Providers such as AT&T and Verizon have corporate structures whereby the residential services groups report to the mobility unit. Further, the circuit required to power an cellular antenna is often times the same circuit that can be used to power residential services. For these providers capturing cellular services and residential services is a very efficient and effective business proposition that can be leveraged by an owner. With greater revenue opportunities providers can consider properties and business terms they might not typically consider. Further, for providers, working with a single owner or manager of multiple properties is much more efficient than finding and negotiating with individual owners. As described, cellular solutions such as the WiFi cell boost service are directly affected by the underlying traditional cable TV, internet and phone agreements. And, while adding new providers to a property can help owners create an initial marketing boost, it may also effectively cannibalize existing revenue share programs and be in conflict with existing agreements.
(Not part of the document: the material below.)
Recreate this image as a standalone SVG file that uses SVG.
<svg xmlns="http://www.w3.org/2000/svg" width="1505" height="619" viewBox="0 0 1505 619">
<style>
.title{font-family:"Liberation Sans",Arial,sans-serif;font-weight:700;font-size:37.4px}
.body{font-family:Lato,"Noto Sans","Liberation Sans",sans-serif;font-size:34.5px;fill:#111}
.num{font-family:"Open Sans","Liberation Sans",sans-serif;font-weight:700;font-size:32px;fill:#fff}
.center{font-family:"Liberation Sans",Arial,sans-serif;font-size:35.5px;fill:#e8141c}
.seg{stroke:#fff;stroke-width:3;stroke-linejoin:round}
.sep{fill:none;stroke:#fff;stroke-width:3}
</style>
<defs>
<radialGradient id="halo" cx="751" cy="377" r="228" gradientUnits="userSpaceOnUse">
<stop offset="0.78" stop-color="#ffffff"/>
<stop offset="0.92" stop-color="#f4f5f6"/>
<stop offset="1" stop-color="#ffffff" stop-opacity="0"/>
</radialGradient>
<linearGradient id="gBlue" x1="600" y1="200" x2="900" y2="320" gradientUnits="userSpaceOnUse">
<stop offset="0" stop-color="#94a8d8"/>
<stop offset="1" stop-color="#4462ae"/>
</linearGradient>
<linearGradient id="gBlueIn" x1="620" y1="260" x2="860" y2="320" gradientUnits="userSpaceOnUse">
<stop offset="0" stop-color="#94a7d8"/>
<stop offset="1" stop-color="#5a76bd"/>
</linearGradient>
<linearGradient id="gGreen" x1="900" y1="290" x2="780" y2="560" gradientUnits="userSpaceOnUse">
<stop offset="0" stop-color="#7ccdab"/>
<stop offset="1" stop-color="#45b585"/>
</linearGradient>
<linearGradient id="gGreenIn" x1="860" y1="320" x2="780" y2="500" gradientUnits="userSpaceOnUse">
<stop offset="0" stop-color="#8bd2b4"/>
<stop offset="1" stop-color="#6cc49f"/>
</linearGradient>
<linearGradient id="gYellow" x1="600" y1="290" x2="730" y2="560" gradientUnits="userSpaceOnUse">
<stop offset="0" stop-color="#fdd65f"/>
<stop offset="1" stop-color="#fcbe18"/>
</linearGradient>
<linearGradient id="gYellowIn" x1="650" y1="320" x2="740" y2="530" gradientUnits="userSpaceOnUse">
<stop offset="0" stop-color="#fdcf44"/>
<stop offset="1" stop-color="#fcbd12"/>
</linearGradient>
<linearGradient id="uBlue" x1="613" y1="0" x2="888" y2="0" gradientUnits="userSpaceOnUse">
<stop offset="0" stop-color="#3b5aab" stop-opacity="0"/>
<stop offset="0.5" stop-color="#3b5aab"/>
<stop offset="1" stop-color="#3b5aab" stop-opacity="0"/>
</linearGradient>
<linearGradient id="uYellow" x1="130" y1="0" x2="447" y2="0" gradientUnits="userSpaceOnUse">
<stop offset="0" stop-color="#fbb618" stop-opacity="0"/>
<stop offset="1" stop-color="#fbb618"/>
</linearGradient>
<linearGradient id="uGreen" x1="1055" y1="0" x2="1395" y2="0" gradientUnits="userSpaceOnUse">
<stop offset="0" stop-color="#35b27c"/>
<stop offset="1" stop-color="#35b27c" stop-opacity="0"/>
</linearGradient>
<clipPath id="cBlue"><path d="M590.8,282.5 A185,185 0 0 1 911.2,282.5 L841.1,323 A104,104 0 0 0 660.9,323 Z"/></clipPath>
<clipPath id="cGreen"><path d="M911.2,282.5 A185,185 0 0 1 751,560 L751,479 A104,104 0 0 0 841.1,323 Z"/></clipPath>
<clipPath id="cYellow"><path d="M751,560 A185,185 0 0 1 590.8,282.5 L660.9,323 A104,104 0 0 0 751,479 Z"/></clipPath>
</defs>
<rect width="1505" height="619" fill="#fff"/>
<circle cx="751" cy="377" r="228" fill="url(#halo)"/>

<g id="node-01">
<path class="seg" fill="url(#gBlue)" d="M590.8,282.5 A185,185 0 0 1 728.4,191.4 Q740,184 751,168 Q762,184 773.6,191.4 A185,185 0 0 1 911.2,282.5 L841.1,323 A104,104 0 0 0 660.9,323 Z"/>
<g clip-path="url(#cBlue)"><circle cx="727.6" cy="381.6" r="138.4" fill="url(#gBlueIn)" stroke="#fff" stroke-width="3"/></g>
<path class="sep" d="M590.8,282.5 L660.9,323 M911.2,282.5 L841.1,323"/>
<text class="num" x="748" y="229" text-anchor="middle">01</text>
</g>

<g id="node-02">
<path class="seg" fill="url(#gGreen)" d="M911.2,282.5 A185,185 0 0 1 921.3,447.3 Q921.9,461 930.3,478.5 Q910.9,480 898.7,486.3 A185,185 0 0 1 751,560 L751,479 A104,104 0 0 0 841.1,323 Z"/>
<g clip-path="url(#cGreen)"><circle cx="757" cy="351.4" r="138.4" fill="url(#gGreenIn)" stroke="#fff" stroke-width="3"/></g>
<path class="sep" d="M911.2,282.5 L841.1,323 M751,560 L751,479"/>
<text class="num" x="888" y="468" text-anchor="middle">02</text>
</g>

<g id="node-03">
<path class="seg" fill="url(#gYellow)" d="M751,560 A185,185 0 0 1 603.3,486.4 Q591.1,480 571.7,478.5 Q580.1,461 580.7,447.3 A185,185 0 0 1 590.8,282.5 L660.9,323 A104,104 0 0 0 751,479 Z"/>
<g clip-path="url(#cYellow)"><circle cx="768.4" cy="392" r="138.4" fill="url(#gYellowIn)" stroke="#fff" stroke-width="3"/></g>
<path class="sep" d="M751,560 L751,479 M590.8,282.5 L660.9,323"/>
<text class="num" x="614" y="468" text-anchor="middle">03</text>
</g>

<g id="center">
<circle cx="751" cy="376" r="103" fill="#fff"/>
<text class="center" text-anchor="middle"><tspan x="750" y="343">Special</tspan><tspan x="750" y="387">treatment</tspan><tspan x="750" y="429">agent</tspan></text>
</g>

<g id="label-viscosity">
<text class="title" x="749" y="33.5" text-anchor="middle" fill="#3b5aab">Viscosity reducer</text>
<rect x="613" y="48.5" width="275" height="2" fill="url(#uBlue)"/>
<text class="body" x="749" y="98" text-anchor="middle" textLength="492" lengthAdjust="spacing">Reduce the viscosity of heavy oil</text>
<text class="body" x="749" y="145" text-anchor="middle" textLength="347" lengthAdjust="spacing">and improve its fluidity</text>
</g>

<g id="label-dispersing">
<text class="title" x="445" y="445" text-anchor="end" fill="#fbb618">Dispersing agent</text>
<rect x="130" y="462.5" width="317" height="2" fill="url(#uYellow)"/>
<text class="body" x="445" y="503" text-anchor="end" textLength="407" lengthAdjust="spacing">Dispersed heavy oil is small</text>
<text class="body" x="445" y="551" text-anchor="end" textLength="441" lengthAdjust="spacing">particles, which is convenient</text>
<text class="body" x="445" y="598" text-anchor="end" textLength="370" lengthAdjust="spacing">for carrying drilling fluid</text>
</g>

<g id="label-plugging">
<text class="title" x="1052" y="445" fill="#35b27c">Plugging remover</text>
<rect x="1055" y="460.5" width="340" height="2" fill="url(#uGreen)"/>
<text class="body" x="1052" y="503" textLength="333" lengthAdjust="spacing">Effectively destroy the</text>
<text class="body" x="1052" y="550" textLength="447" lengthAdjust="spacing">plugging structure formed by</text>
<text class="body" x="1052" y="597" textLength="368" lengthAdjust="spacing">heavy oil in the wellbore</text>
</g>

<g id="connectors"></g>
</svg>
It therefore critical to look at the entire telecommunication picture—cellular, TV, internet, phone and WiFi—in order to create a comprehensive strategy to optimize leverage, operational capabilities, resident satisfaction, ancillary income potential and occupancy overall while also ensuring the agreements dovetail together without conflict.

While it’s impossible to fully imagine what technology trends will be dominant five, 10 and 20 years from now, it is possible to identify the obvious trends and position yourself to minimize potentially negative results and realize the most benefit possible. In the case of telecommunications, your residents—and most likely your personal habits—have already identified this trend. By identifying all of the providers and options within the ecosystem described herein, and striking out on your own with a logical game plan or utilizing a professional services group with the experience and expertise to efficiently guide you, the time to start protecting your occupancy and maximizing ancillary income is now.